Category
Analysis on revenues and expenses
In this article we will talk about a “first glance” of your business with broad scope that allows to survey the landscape through revenues and expenses.
A high-level analysis, or “first glance” look is a stable for small businesses. A first glance requires very little research and can help determine if the idea is worth taking the time to perform a lengthier, more detailed analysis to be included in a business plan
Revenue Sources
Companies often sell more than one product or offer more than one service. Many companies offer both products and services. Here are some examples:
Heating and air conditioning companies offer two basic products: heating systems and cooling systems. For each product they also offer two basic services: installation and repair/maintenance.
Many websites are built with the purpose of selling a single product, such as a book, video or health product.
Grocery stores sell hundreds of products. Tracking each revenue source under one category would not be effective so they separate products in to categories such as: meats, dairy, baked goods, canned goods, produce, etc.
When starting a new business, it is sometimes a good idea to begin by offering only a few products or services and expanding into other products and services as the business grows. It is important to organize a tracking system to help you keep track of where you are making the most sales.
Changes During the Year
Some products sell better during certain times of the year than they do at other times. This is usually referred to as seasonality. Here are some examples of seasonality:
- Toy stores make most of their sales during the winter holidays season.
- The sale of children’s clothing and school supplies rise in the fall just before school starts.
- More camping gear is sold during the warm summer months.
- Heating and air conditioning companies make more air conditioning sales in warm seasons and fewer in cold season. On the other hand, they sell more heating systems during cold seasons and fewer in warm season.
Almost all products and services experience seasonality. It is extremely important that you forecast when your business will make higher sales and when it will make fewer sales. This is so you can save during busy times to cover expenses and costs during times when the business has fewer sales.

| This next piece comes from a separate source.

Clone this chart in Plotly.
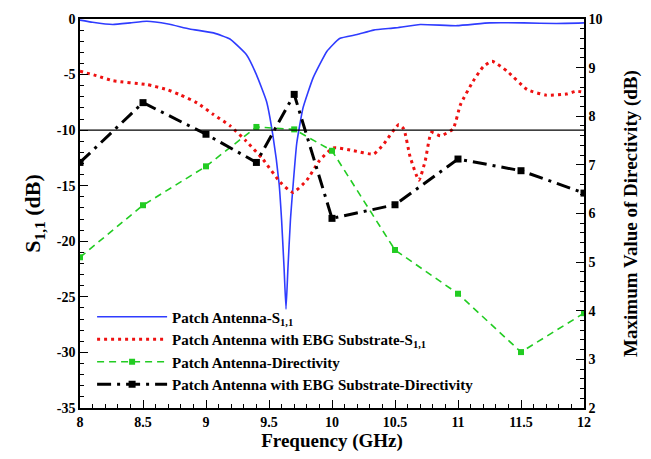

As you think of your business’s possible revenue sources, keep in mind of how seasonality could affect them. Will some revenue sources sell well during one season but not another? Is there a way the business could make more money during times when it would usually make fewer sales? You will explore these issues in more depth in future sections.
Is there a way the business could make more money during times when it would usually make fewer sales?
Expenses and Costs
There’s a popular saying that says “you must spend money to make money.” There is a lot of truth in that saying. Underestimating the cost of doing business can result in unrealistic expectations and a lower income than expected. When evaluating business costs there are two types of costs every business needs to consider: variable costs and fixed costs. We will go in more depth on those cost types below.
Variable Costs
Variable costs are the things you spend money on for each sale. For example, if Harry sold mail-order hats his variable costs would include the cost he spent purchasing the hats, the cost of packaging supplies, and the shipping costs.
Fixed Costs
Fixed costs are the expenses that do not change with each purchase. Businesses pay for fixed costs whether they make a sale or not. Examples of fixed costs include: rent, utilities, and employee wages.